Athletic and apparel retailer off to slow start in Q1
Foot Locker posted weaker-than-expected earnings and sales for its first quarter after high promotional activity and getting off to a slow start in February.
Net income for the company's first quarter ended April 29, 2017 was $180 million, or $1.36 per share, compared with net income of $191 million, or $1.39 per share in the year-ago period.
First quarter same-store sales increased 0.5%, lower than expected. Total sales increased 0.7%, to $2 billion, compared with sales of $1.98 billion last year. Excluding the effect of foreign currency fluctuations, total sales for the first quarter increased 1.8%.
On the company’s quarterly earnings call, chief executive Richard Johnson said Footlocker plans to open a flagship in Los Angeles in the fourth quarter.
“The first quarter was one of our most profitable quarters ever, but it did fall short of our original expectations," stated Johnson in the earnings release. "The slow start we experienced in February, which we believe was largely due to the delay in income tax refunds, was unfortunately not fully offset by much stronger sales in March and April. Nonetheless, we believe our banners remain at the center of a vibrant sneaker culture. We are confident that our customers have not lost their tremendous appetite for athletic footwear and apparel and that our position in the industry is stronger than ever."
The company's gross margin rate decreased to 34.0% of sales from 35.0% a year ago, and the selling, general. Administrative expense rate increased 30 basis points to 18.5% of sales.
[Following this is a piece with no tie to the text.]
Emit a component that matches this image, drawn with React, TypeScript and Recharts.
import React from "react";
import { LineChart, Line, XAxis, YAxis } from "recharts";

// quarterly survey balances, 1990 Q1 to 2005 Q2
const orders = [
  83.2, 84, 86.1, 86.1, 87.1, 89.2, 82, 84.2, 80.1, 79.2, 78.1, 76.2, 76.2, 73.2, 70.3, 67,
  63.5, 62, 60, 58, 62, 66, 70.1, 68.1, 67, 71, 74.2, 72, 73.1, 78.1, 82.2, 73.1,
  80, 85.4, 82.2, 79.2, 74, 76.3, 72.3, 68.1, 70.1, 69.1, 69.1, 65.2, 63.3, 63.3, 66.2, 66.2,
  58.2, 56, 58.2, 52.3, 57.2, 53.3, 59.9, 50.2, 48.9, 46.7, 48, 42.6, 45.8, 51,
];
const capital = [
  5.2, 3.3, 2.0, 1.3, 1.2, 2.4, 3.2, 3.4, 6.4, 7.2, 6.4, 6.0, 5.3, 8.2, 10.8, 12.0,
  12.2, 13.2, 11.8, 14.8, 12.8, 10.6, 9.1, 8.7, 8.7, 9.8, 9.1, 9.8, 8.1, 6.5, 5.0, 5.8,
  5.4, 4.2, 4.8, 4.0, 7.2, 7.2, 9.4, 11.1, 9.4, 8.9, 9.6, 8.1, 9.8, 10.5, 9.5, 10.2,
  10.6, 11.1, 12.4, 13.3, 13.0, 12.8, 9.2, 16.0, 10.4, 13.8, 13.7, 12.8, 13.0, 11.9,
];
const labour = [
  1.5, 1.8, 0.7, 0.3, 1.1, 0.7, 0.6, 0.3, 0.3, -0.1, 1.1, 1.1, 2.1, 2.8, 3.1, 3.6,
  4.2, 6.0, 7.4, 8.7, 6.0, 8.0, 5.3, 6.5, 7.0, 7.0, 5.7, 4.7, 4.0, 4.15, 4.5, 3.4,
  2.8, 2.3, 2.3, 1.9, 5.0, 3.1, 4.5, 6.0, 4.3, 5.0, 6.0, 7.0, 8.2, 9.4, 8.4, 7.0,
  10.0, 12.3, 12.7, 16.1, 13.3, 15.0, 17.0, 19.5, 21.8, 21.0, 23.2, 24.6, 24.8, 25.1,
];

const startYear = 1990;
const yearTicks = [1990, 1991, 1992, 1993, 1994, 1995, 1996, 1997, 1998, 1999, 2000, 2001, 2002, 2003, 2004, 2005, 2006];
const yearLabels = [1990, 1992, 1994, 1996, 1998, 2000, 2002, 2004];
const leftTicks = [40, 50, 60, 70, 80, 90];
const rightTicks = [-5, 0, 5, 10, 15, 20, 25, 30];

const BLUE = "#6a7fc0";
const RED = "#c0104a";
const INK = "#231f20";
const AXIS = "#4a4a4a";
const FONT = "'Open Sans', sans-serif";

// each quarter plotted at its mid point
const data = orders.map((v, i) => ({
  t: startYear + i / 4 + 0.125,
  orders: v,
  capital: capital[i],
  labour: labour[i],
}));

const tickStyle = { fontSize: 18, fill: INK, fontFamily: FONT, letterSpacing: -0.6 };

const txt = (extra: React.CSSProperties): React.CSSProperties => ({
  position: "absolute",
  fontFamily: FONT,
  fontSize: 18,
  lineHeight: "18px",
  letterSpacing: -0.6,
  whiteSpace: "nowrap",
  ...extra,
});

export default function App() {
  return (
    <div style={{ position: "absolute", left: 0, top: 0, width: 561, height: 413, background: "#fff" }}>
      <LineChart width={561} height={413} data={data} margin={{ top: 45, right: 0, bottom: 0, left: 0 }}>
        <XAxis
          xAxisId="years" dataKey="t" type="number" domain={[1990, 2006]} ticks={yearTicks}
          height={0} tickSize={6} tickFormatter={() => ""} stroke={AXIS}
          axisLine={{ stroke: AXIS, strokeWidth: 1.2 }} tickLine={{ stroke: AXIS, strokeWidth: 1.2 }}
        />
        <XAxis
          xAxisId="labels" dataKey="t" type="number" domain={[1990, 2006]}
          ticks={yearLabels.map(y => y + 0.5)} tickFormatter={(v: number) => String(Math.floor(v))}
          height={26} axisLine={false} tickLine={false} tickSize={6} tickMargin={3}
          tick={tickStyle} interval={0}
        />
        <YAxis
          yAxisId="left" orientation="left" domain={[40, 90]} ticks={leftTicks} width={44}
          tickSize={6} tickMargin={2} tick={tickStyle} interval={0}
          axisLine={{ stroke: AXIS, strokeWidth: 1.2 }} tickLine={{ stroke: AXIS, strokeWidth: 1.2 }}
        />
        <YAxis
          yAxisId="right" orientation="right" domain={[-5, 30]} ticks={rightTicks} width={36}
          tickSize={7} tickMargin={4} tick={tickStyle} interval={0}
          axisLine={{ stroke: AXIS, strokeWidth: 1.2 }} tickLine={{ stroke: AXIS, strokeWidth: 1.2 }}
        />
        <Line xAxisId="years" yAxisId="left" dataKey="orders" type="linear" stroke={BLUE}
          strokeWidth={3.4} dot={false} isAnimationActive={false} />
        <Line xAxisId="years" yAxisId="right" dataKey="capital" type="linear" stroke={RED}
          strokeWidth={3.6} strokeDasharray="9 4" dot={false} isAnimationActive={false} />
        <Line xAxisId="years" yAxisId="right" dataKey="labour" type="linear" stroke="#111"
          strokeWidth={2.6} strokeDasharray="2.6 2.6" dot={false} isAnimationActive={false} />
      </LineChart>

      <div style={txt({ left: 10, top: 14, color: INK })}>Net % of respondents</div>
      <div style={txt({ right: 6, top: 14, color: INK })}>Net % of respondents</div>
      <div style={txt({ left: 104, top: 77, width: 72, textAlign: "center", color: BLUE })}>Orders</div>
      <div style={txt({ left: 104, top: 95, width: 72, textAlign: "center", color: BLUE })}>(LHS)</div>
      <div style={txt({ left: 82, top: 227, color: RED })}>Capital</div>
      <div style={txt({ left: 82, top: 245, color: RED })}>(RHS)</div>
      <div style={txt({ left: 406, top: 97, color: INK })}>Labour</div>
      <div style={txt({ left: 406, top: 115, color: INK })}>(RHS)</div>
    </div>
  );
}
During the first quarter, Foot Locker opened 30 new stores, remodeled or relocated 61 stores, and closed 39 stores. As of April 29, 2017, the company operated 3,354 stores in 23 countries in North America, Europe, Australia, and New Zealand. In addition, 62 franchised Foot Locker stores were operating in the Middle East and South Korea, as well as 15 franchised Runners Point stores in Germany.
Off-pricer’s Q1 earnings beat Street
Expansion-minded Ross Stores turned in a solid performance in its first quarter amid what its CEO called “uncertainty and volatility” in the retail environment.
The off-price retailer, which is opening some 80 to 90 stores annually, reported earnings per share for the quarter ended April 29, 2017 of $.82, up from $.73 in the year-ago period. Net earnings grew to $321 million, compared to $291 million in the prior year.
Sales for the quarter increased 7% to $3.3 billion, in line with expectations. Same-store sales rose 3%.
“We achieved respectable growth in both sales and earnings during the first quarter despite the uncertainty and volatility in the external environment,” said Barbara Rentler, CEO, Ross Stores. The retailer operates 1,363 Ross stores and 198 dd’s Discount locations.
During the first quarter, Ross we repurchased 3.3 million shares of common stock for an aggregate price of $215 million. It remains on track to buy back a total of $875 million in common stock during fiscal 2017 under the new two-year $1.75 billion authorization approved the board in February.
For the second quarter ending July 29, 2017, Ross is forecasting same-store sales to be up 1% to 2%, on top of a 4% gain last year, with earnings per share of $.73 to $.76, up from $.71in the prior year period. Based on our first quarter results and guidance for the second quarter, it now projects earnings per share for the 53 weeks ending February 3, 2018 to be in the range of $3.07 to $3.17, compared to $2.83 last year.
Things are looking up at Gap, led by Old Navy
Gap Inc.’s reported a 12% jump in first quarter profit amid another strong performance from its Old Navy division.
Net income rose to $143 million, or 36 cents per share, in the quarter ended April 29, from $127 million, or 32 cents per share, a year earlier. Its results easily beat the Street, which had predicted earnings of 29 cents per share.
Net sales for the quarter were $3.4 billion, about flat with last year and also better than expected. The translation of foreign currencies into U.S. dollars negatively impacted the company’s net sales for the first quarter of fiscal year 2017 by about $11 million, Gap said.
Total same-store sales for the quarter rose 2%. Analysts had expected a 2% decrease. By brand, same-store rose 8% at Old Navy, and fell 4% at Gap and 4% at Banana Republic.
“We are pleased with our positive comp and earnings growth this quarter,” said Art Peck, president and CEO, Gap Inc. “We’ve made substantial improvements in product quality and fit, and our increasing responsive capabilities are enabling us to better react to trends and demand. While the retail environment continues to be challenging, we are focused on delivering the best possible product and customer experience, and our ability to leverage a portfolio of iconic brands and operating scale uniquely positions the company for long-term growth.”
The company also reaffirmed its full-year diluted earnings per share guidance to be in the range of $1.95 to $2.05.
The company ended the first quarter of fiscal year 2017 with 3,652 store locations in 50 countries, of which 3,186 were company-operated. It expects store count to be about flat at the end of fiscal year 2017 compared with fiscal year 2016, down from previous guidance of 40 net store openings.